Feedlot and contract cattle
Factories that own or contract-feed large numbers of cattle can influence the overall average that they pay. In these arrangements animals are bought and finished to tight specifications and usually at a premium price. When there are large numbers of these going into a particular factory, this has the potential to affect the overall average paid, making it look higher than it actually is if farmer suppliers are paid less.
Impact of niche cattle
The biggest niches in the Irish beef industry are the speciality breeds which are paid a premium by some factories. Aberdeen Angus is the most common of these, with Herefords in second place. Shorthorns also came on the scene in 2016. A dedicated supply group was established, but it is in its early stages, with low numbers compared with the other two. Organic production also remains low, but at times has the potential to distort overall reported averages.
In examining the actual prices paid in factories, the factors that determine price become clear. We can also immediately see trends emerging, with companies that have very specific purchasing requirements topping tables in one category but close to the bottom in other categories where they aren’t actively buying.
Steer beef is considered the flagship product of the Irish beef industry, with the price ranges in the tables being 19c/kg on U=3= grades, 15c/kg on R=3=, 26c/kg on O=3= and 33c/kg on P+3= grades. The gap is particularly large in the P=3= category but if we look at the gap between first and second place, we see a 9c/kg differential. This probably reflects the fact that the P category of steers is small overall and the top price paid is probably on a small number of cattle.
There is a huge price spread on U=3= heifers of over 44c/kg but again attention has to be drawn to the wide gap between top and second place in the table of 25c/kg. The majority of grades fall into the R and O categories, so numbers are likely to influence this gap. On R=3= heifers, the spread between top and bottom is just over 15c/kg while on the O=3=, the gap is 26c/kg. Again, the relatively small number of P+3= heifers will have influenced the spread, which is 55c/kg.
The significant thing about young bulls that isn’t reflected in the tables is the fact that there are two categories of young bull. Bulls under 16 months are usually bought on the grid while bulls between 16 and 24 months tend to be bought flat on a price for Us and Rs. With that in mind, there is a spread of 34c/kg between top and bottom places on U=3= young bulls, while the R=3= young bulls have a spread of just 16c/kg. On the P+3= young bulls the spread is 27c/kg but the notable point in this category is the fact that six factories didn’t have any in this category to report at all over the entire year. O=3= spread is 22c/kg.
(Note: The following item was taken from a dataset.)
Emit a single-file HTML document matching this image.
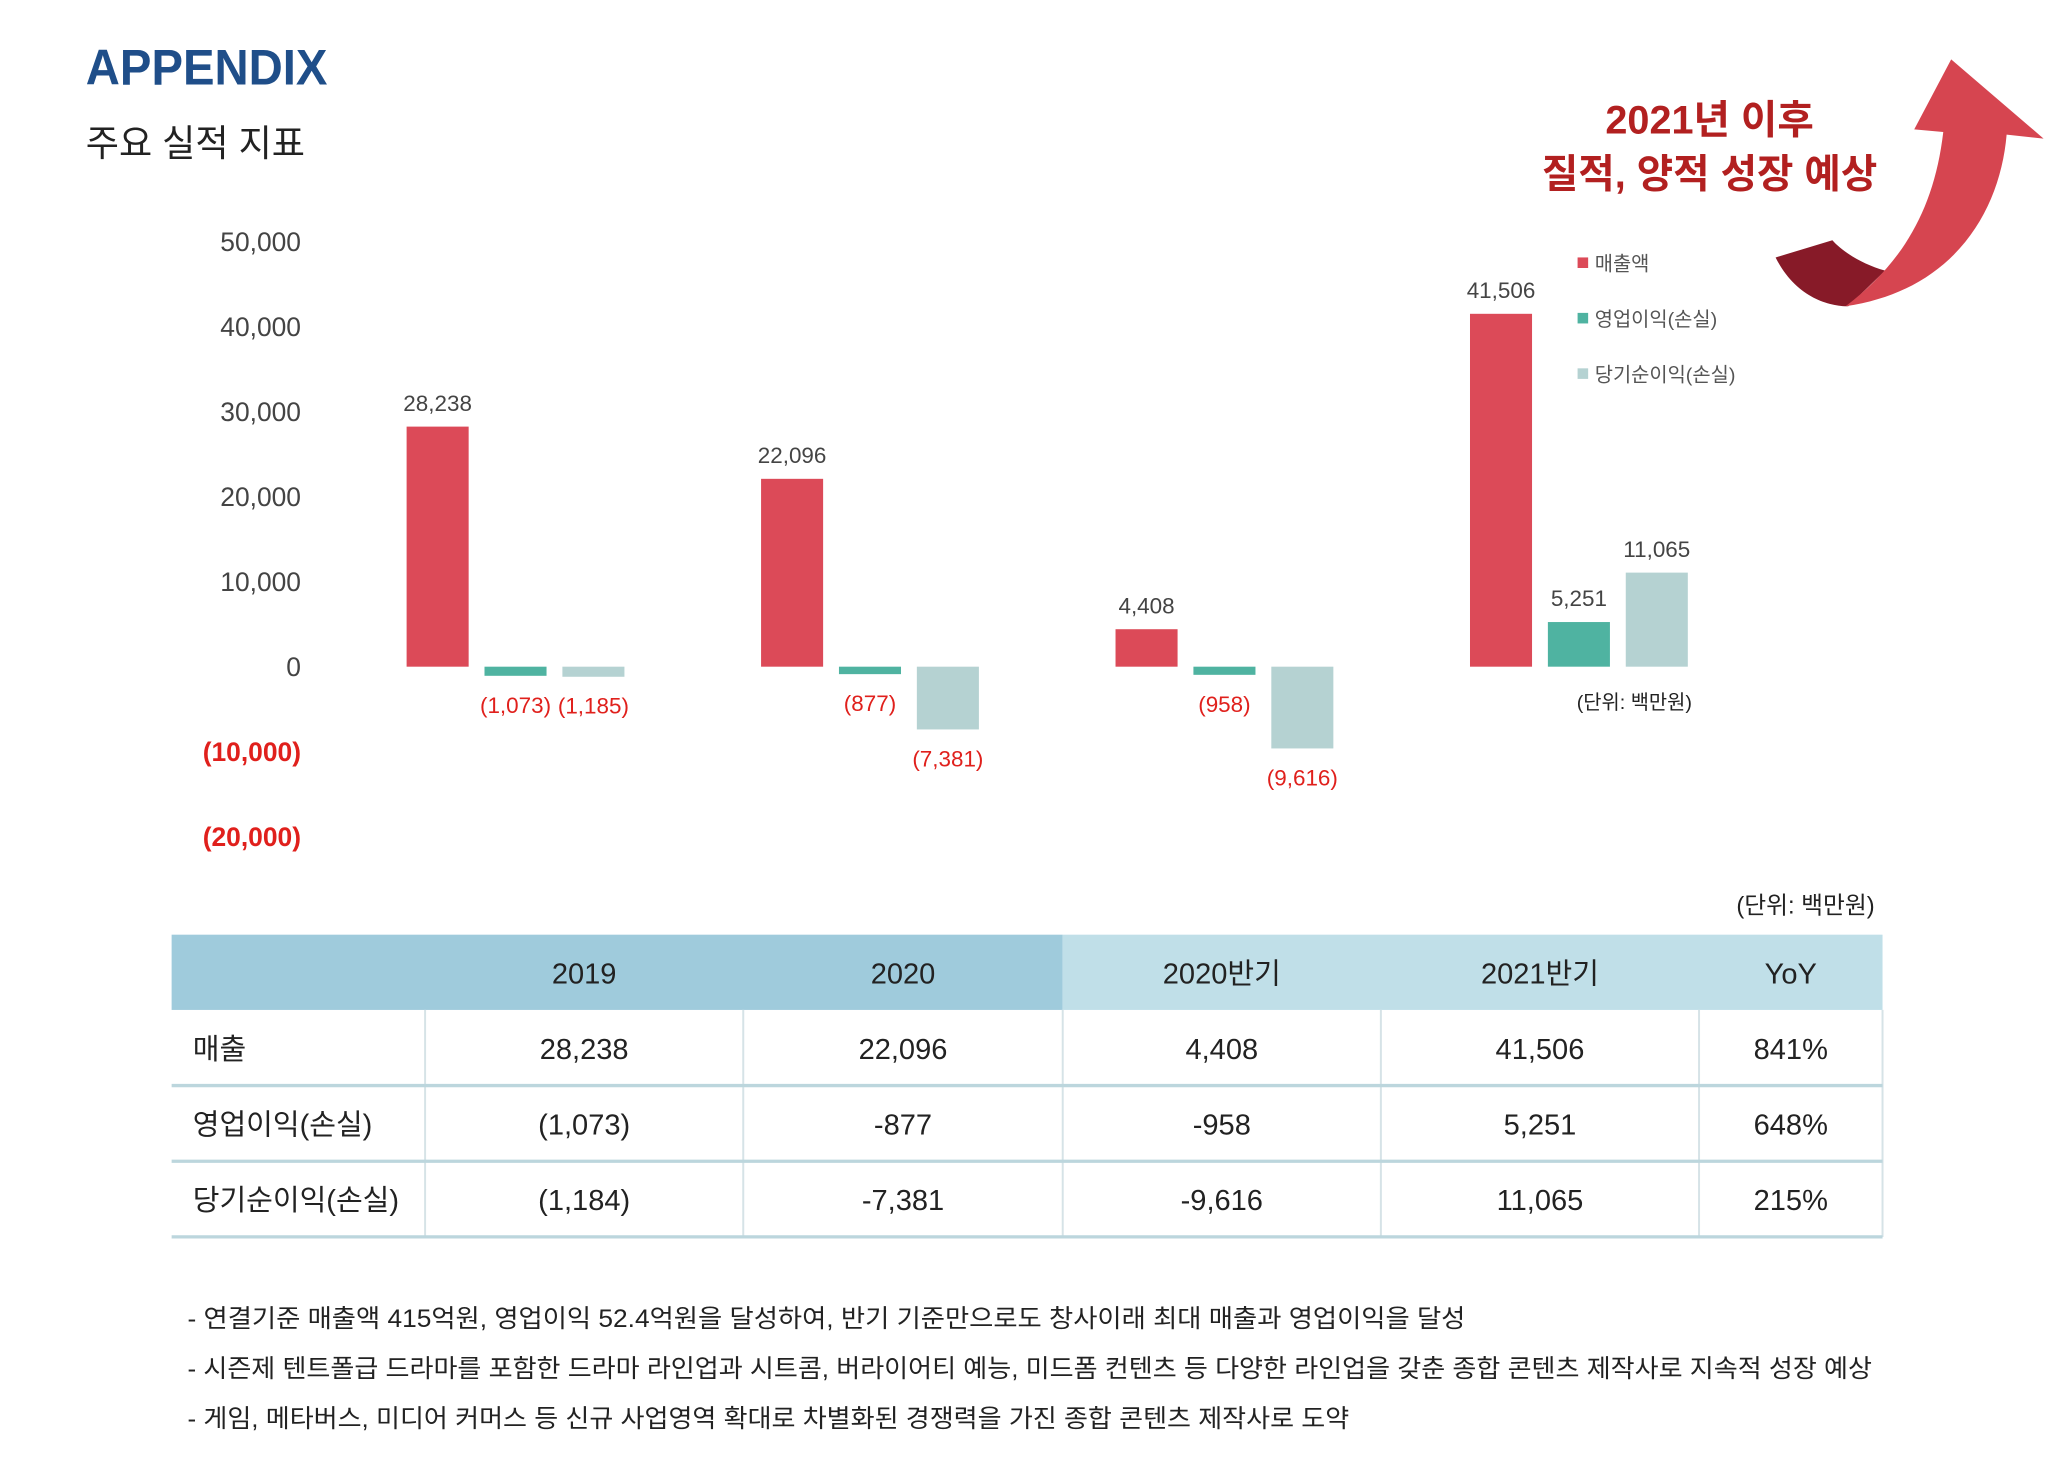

Processing cows is one area where Irish factories excel, with farmgate prices consistently at the top end in Europe along with France. Cows tend to be bought on weight in Irish factories to three basic categories – butcher cows are the well-finished heavier cows, steaker cows are plainer but have some cover and the blue or canning cows are typically straight out of the parlour into the factory. They are, however, price-reported like all other categories and show a price spread of 40c/kg on the top U=3= cows (with two factories not killing any of these), 29c/kg on R=3= cows, 15c/kg on O=3= cows and 25c/kg on P+3= cows.
Irish beef volumes increased in 2016 by 5%, reflecting the growth in cattle numbers, driven by dairy herd expansion ahead of milk quotas being abolished in 2015.
The main market remains the UK, taking 270,000t in 2016 followed by France on 62,000t, the Netherlands on 50,000t and then Italy on 31,000t. Irish prices opened the year 80c/kg behind British prices on R3 steers but 5c/kg ahead of France, 53c/kg ahead of the Netherlands and equal to Italian prices. The gap with Britain closed in the first half of the year until it was almost eliminated. This was driven by the weakening of sterling in the runup to the Brexit vote in June. Thereafter, despite sterling weakening further, the gap widened again as British prices increased and Irish prices fell. By the end of the year, the gap between Irish R3 steers and British R3 steers was 55c/kg.
Elsewhere, as the Irish weekly kill remained around 35,000 cattle, Irish prices also fell behind prices paid to farmers for cattle in our other main export destinations with the exception of the Netherlands. French R3 young bulls were worth 4c/kg more than Irish while Italian R3 young bulls were 37c/kg ahead of Irish R3 steers at the end of 2016.
The Netherlands, which grew as an export destination by 10,000t in 2016, had a farmgate beef price consistently behind Ireland, starting the year 49c/kg behind on R3 young bulls compared with Irish R3 steers and that gap remained throughout the year.